Lack of rain, rapid evaporation, a small drainage basin and a slightly leaky dam have again left Lake Tyler with dropping levels.
Lake Tyler as of last week was 2.82 feet below its full capacity, and that already has affected recreational activities.
The leak itself is not a new development. Seepage in the dam has been present since 1978, but the leak was not discovered until a routine inspection in 2005. It did not become a problem until 2009 with the discovery of a “boil,” which is water bubbling up with soil.
“As soon as we found it, we installed a V-notch weir to measure it,” said Greg Morgan, director of Utilities and Public Works. “Right now, it’s leaking at a rate of about 30 gallons per minute. That means, at this rate, Lake Tyler would lose about a foot every 91 years.”
Still, it is problem they thought worth fixing.
“Since the water was carrying soil, we were concerned it would widen itself,” Morgan said. “It’s a problem we wanted to get taken care of before it gets worse.”
Working with the Texas Commission on Environmental Quality, the Tyler Water Utilities Department expects to have plans to stop the leak approved by the end of July. They will bid out a contract in August, and begin construction of a “deep soil cutoff wall” in September. The entire process, from approval to completion, is expected to take about six months, with 90 days of construction. The process involves using a machine that works around the clock.

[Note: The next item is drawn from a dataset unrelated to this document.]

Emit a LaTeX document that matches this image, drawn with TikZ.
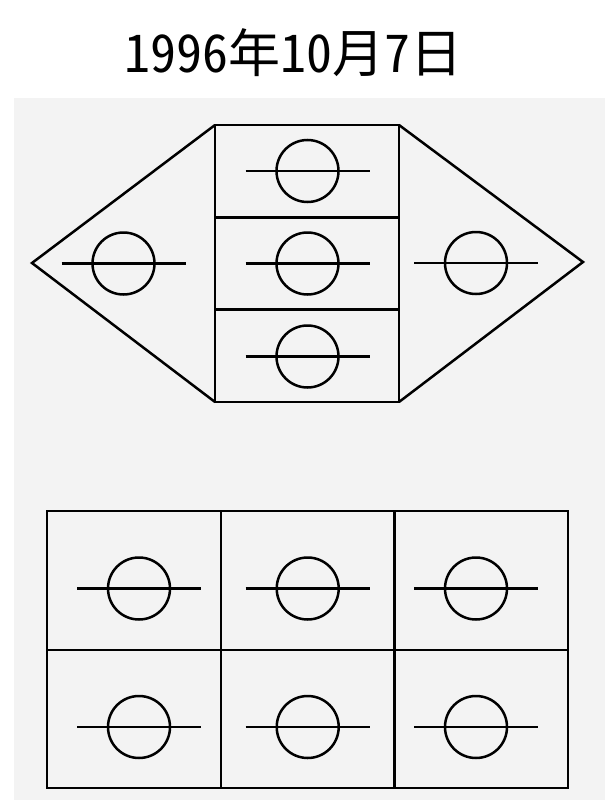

“This project should cost about $4 (million) to $5 million. That money will be coming from the Tyler Water Utilities Capitol Fund,” Morgan said. “That doesn’t come from tax dollars or anything. We get that money from water utilities bills and revenue bonds.”
Still, the leak is not the primary cause for such low water levels in Lake Tyler. The real culprits are the small amounts of rain this year, substantial evaporation caused by sunny, cloudless days and Lake Tyler’s small drainage basin. Morgan said it only measures 114 square miles, compared to Lake Palestine’s 839 square miles.
Already, these factors are combining to have an effect on water recreation.
“It’s not so bad yet, I guess,” said Steve Hancock, harbormaster for the Tyler Yacht Club, which has sailboats docked at three piers. “The last few years have been so dry, that’s the standard by which everything is judged, but we are worried. Already, about 20 percent of my slips are unusable. If we get to 5 feet down, about 40 percent of my slips will be unusable. Our shallow slip is unusable now, and our deep one will be that way, too, by the time we reach 5 feet. We’re getting really concerned.”
A slip is the space between two piers where boats are kept.
Yacht club Commodore Bob Horick added, “All you can really do is pray for rain. Then, you can either remove your boat while you wait, or run the risk of hitting ground. It becomes a personal preference. As the saying goes, ‘You can’t fight Mother Nature.’ All you can do is work with her.”
That is what happened last time. In 2006, Lake Tyler was 8 feet below capacity. During the course of one three-day weekend, though, a tropical storm brought it to 3 feet above capacity.
“It’s all just a matter of getting the right rain in the right place,” Morgan said.